Robert nodded, his expression serious. ‘I remember returning from my grandfather’s funeral and finding that the bees had absconded from their hives,’ he said.
So if you have bee hives remember to talk to your bees and plant lots of bee-loving flowers in your garden.
Celtic mythology is an endless source of gold for an author. It is easy to add to a novel to make it more layered. I was recently researching Celtic traditions and came across the earliest-known Celtic calendar, the Coligny calendar, now in the Palais des Arts, Lyon. Each year is divided into thirteen months.
The original Celtic year
Imbolc: 1st February-The Beginning of Spring
Beltaine: 1st May-The Beginning of Summer
Lughnasadh: 1st August- Beginning of the Harvest, and the end of summer
Samhain: 1st November
Sunset on Samhain (pronounced ‘sow-en’), October 31st, is the beginning of the Celtic New Year. The old year has passed, the harvest gathered, livestock brought in from the fields, leaves are falling from the trees. It’s the ending of one cycle, the beginning of another as the earth slowly begins to hibernate. In Celtic Ireland about 2,000 years ago, Samhain was the division of the year between the lighter half (summer) and the darker half (winter). Like Bealtaine, Samhain was seen as a liminal time, when the boundary between this world and the Otherworld could more easily be crossed.

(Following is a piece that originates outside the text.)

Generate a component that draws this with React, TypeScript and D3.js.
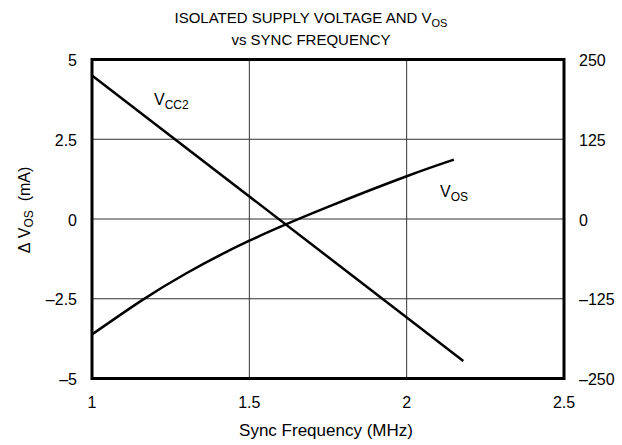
import * as d3 from "d3";

const freqTicks = [1, 1.5, 2, 2.5];
const leftTicks = [5, 2.5, 0, -2.5, -5];
const rightTicks = [250, 125, 0, -125, -250];

// V_CC2 (left axis, straight line)
const vcc2Freq = [1, 2.18];
const vcc2Val = [4.5, -4.45];

// V_OS (right axis)
const vosFreq = [1, 1.157, 1.3, 1.5, 1.75, 2, 2.15];
const vosVal = [-181, -128, -85, -34, 19, 67, 93];

const W = 622;
const H = 445;
const FONT = "'Liberation Sans', Arial, sans-serif";

const fmt = (v: number) => (v < 0 ? "\u2013" + Math.abs(v) : String(v));

export default function App() {
  const x = d3.scaleLinear().domain([1, 2.5]).range([92, 564]);
  const yL = d3.scaleLinear().domain([-5, 5]).range([378.5, 59.5]);
  const yR = d3.scaleLinear().domain([-250, 250]).range([378.5, 59.5]);

  const vccLine = d3
    .line<number>()
    .x((d) => x(d))
    .y((_, i) => yL(vcc2Val[i]))(vcc2Freq);

  const vosLine = d3
    .line<number>()
    .x((d) => x(d))
    .y((_, i) => yR(vosVal[i]))
    .curve(d3.curveNatural)(vosFreq);

  return (
    <svg
      width={W}
      height={H}
      style={{ position: "absolute", left: 0, top: 0, background: "#fff" }}
      fontFamily={FONT}
      fontSize={16}
    >
      {/* title */}
      <text x={311} y={23} textAnchor="middle" fontSize={15}>
        ISOLATED SUPPLY VOLTAGE AND V
        <tspan fontSize={11} dy={4}>OS</tspan>
      </text>
      <text x={311} y={45} textAnchor="middle" fontSize={15}>
        vs SYNC FREQUENCY
      </text>

      {/* grid */}
      {freqTicks.slice(1, -1).map((f) => (
        <line key={"gx" + f} x1={x(f)} x2={x(f)} y1={yL(5)} y2={yL(-5)} stroke="#333" strokeWidth={1} />
      ))}
      {leftTicks.slice(1, -1).map((v) => (
        <line key={"gy" + v} x1={x(1)} x2={x(2.5)} y1={yL(v)} y2={yL(v)} stroke="#333" strokeWidth={1} />
      ))}

      {/* data */}
      <path d={vccLine ?? ""} fill="none" stroke="#000" strokeWidth={2.5} />
      <path d={vosLine ?? ""} fill="none" stroke="#000" strokeWidth={2.5} />

      {/* frame */}
      <rect x={x(1)} y={yL(5)} width={x(2.5) - x(1)} height={yL(-5) - yL(5)} fill="none" stroke="#000" strokeWidth={3} />

      {/* left ticks */}
      {leftTicks.map((v) => (
        <text key={"l" + v} x={77} y={yL(v) + 6.5} textAnchor="end">
          {fmt(v)}
        </text>
      ))}
      {/* right ticks */}
      {rightTicks.map((v) => (
        <text key={"r" + v} x={579} y={yR(v) + 6.5} textAnchor="start">
          {fmt(v)}
        </text>
      ))}
      {/* bottom ticks */}
      {freqTicks.map((f) => (
        <text key={"b" + f} x={x(f)} y={408} textAnchor="middle">
          {f}
        </text>
      ))}

      {/* axis titles */}
      <text x={326} y={436} textAnchor="middle" fontSize={17}>
        Sync Frequency (MHz)
      </text>
      <text transform={`translate(30, 210) rotate(-90)`} textAnchor="middle">
        {"\u0394\u00a0V"}
        <tspan fontSize={12} dy={3}>OS</tspan>
        <tspan dy={-3}>{"\u00a0\u00a0(mA)"}</tspan>
      </text>

      {/* series labels */}
      <text x={154} y={105}>
        V<tspan fontSize={12} dy={4}>CC2</tspan>
      </text>
      <text x={440} y={197}>
        V<tspan fontSize={12} dy={4}>OS</tspan>
      </text>
    </svg>
  );
}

Ancient Celtic wisdom associates seeing a large patch of primroses with a gateway or portal into the faerie realms.
I will never stop writing about flowers and myths in my novels. In Castle of Dreams I wrote about the rainforest, I also wrote about an overgrown garden surrounding a cottage in the Blue Mountains.
Afterwards, Vivien slipped on her kimono, left Robert sleeping, and went outside to the garden.
While the inside of the cottage was as neat as a pin, the backyard was a delightfully overgrown shambles with a back-drop of autumn hues: a row of tupelo trees immediately behind the cottage, and maple, ash and tallow woods on the crest of a small hill a little further away. Ferns dipped over a brick path leading to the one point of light in the garden, a silver linden tree.